Judge Leon’s decision to deny the temporary restraining order while keeping the broader request for a preliminary injunction active reflects this structural asymmetry. The court acknowledged that while no capital has yet been distributed to the proposed five-member administrative board, the institutional architecture of the fund remains operational on paper.
Institutional Risks and the Absence of Judicial Guardrails
The operational design of the Anti-Weaponization Fund bypasses the standard compliance systems built into federal spending programs. In a typical statutory compensation framework, Congress establishes explicit eligibility criteria, mandates public disclosure of outlays, and subjects distributions to federal court review.
The proposed fund eliminates these checks through three design choices:
- Total Lack of Judicial Intermediation: Unlike the 2011 Keepseagle v. Vilsack settlement, which the Justice Department cited as precedent, this fund removes the requirement for a federal judge to review and sign off on individual capital allocations.
- Anonymized Payout Capability: The program's design allows for the distribution of millions of dollars to claimants without requiring public disclosure of their identities or the precise nature of their claims. This opacity creates an environment highly susceptible to rent-seeking and political favoritism.
- Vague Standing Thresholds: The definition of what constitutes a victim of "government weaponization or lawfare" is entirely subjective.

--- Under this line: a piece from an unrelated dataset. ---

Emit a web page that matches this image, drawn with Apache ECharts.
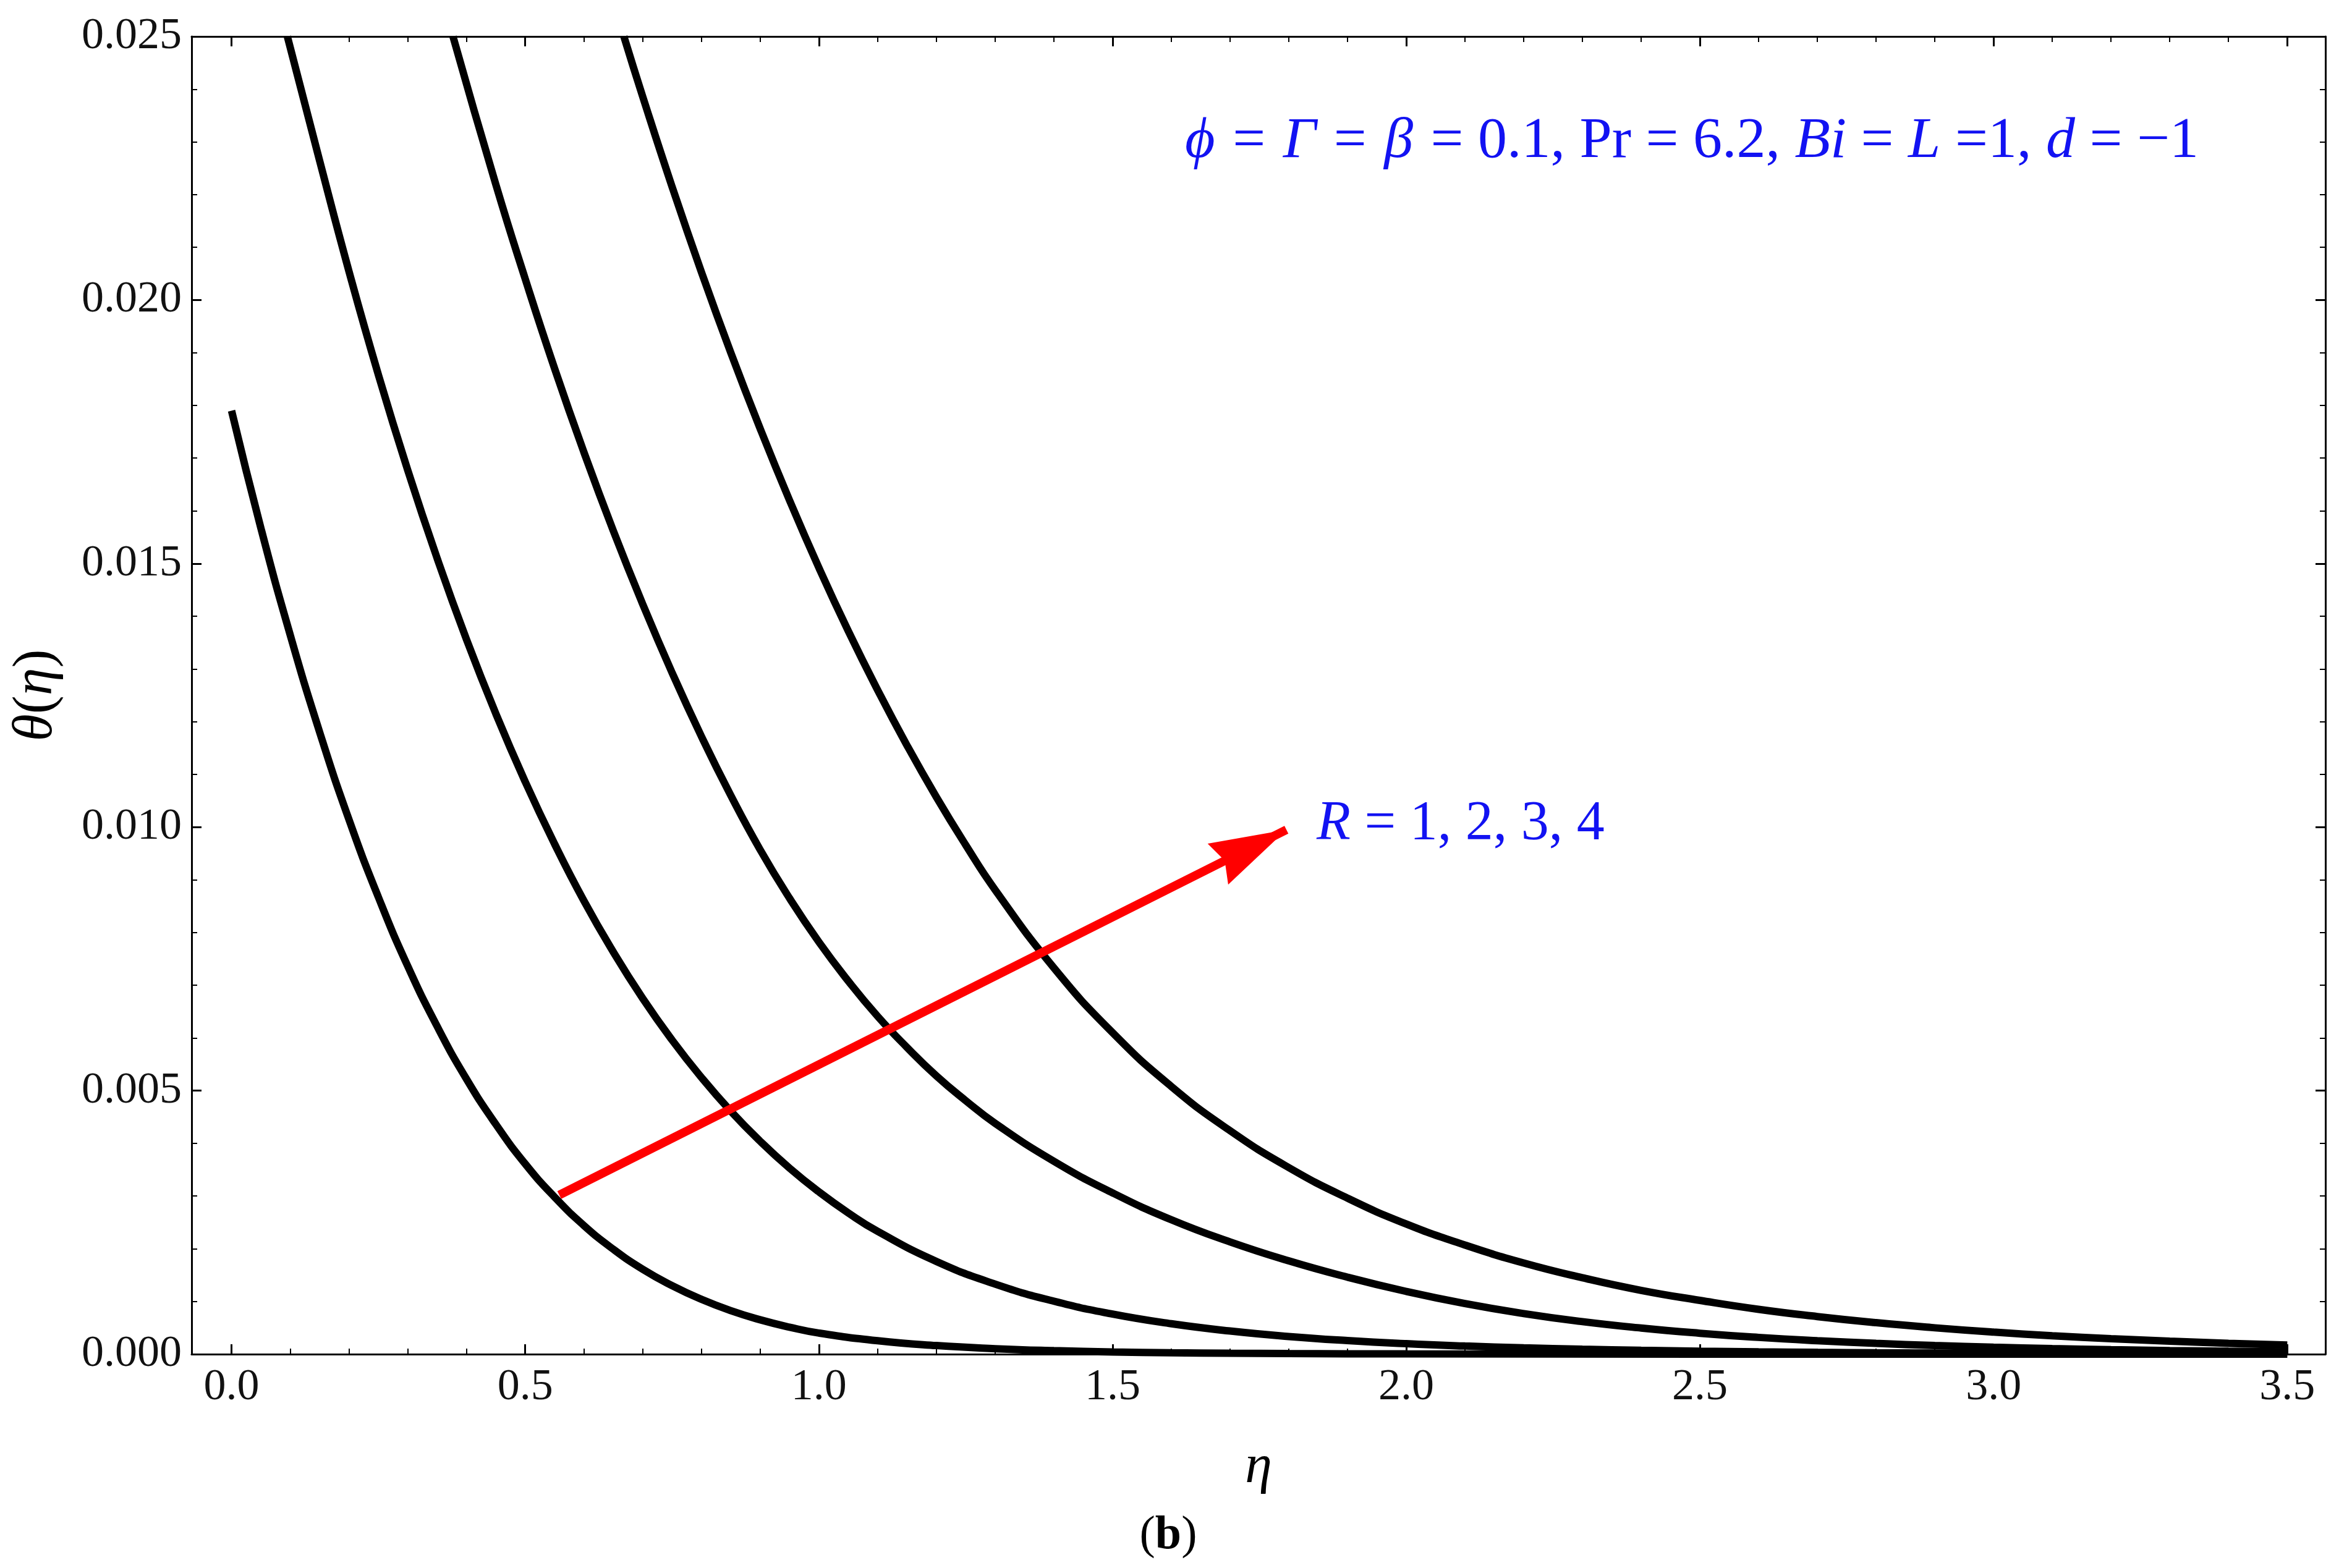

Without strict statutory boundaries, the fund could theoretically be deployed to subsidize individuals convicted of federal offenses, including participants in civil unrest or political allies facing legitimate criminal prosecution.
Multi-District Judicial Friction and the Path Forward
The litigation over the Anti-Weaponization Fund is not occurring in isolation. It is constrained by a multi-front judicial pincer movement that creates significant operational uncertainty for the administration.
The ultimate fate of the fund depends on the resolution of three distinct proceedings:
| Forum | Focus of Challenge | Current Status |
|---|---|---|
| District of Columbia (Judge Leon) | Separations of powers and transparency violations brought by watchdog groups. | Emergency freeze denied; preliminary injunction pending. |
| Eastern District of Virginia (Judge Brinkema) | Constitutional challenges regarding viewpoint discrimination and statutory authority. | Temporary injunction active; pending extension review. |
| Southern District of Florida (Judge Williams) | Integrity of the underlying IRS settlement and potential fraud upon the court. | Reopened under pressure from intervening former federal judges. |
This decentralized judicial oversight prevents the executive branch from quietly reviving the program. Even if the Justice Department successfully argues mootness in Washington by maintaining a passive posture, it remains bound by active injunctions in Virginia and faces the potential invalidation of the foundational settlement contract in Florida.
The strategic reality is clear: the administration cannot deploy this capital without triggering immediate contempt proceedings across multiple jurisdictions. The structural design of the fund is too flawed to survive a merits-based review under the Administrative Procedure Act. To minimize institutional damage, the executive branch must move past oral declarations to Congress and formally rescind the May 18 administrative order that created the fund. Until that written rescission occurs, the fund remains a highly volatile legal liability.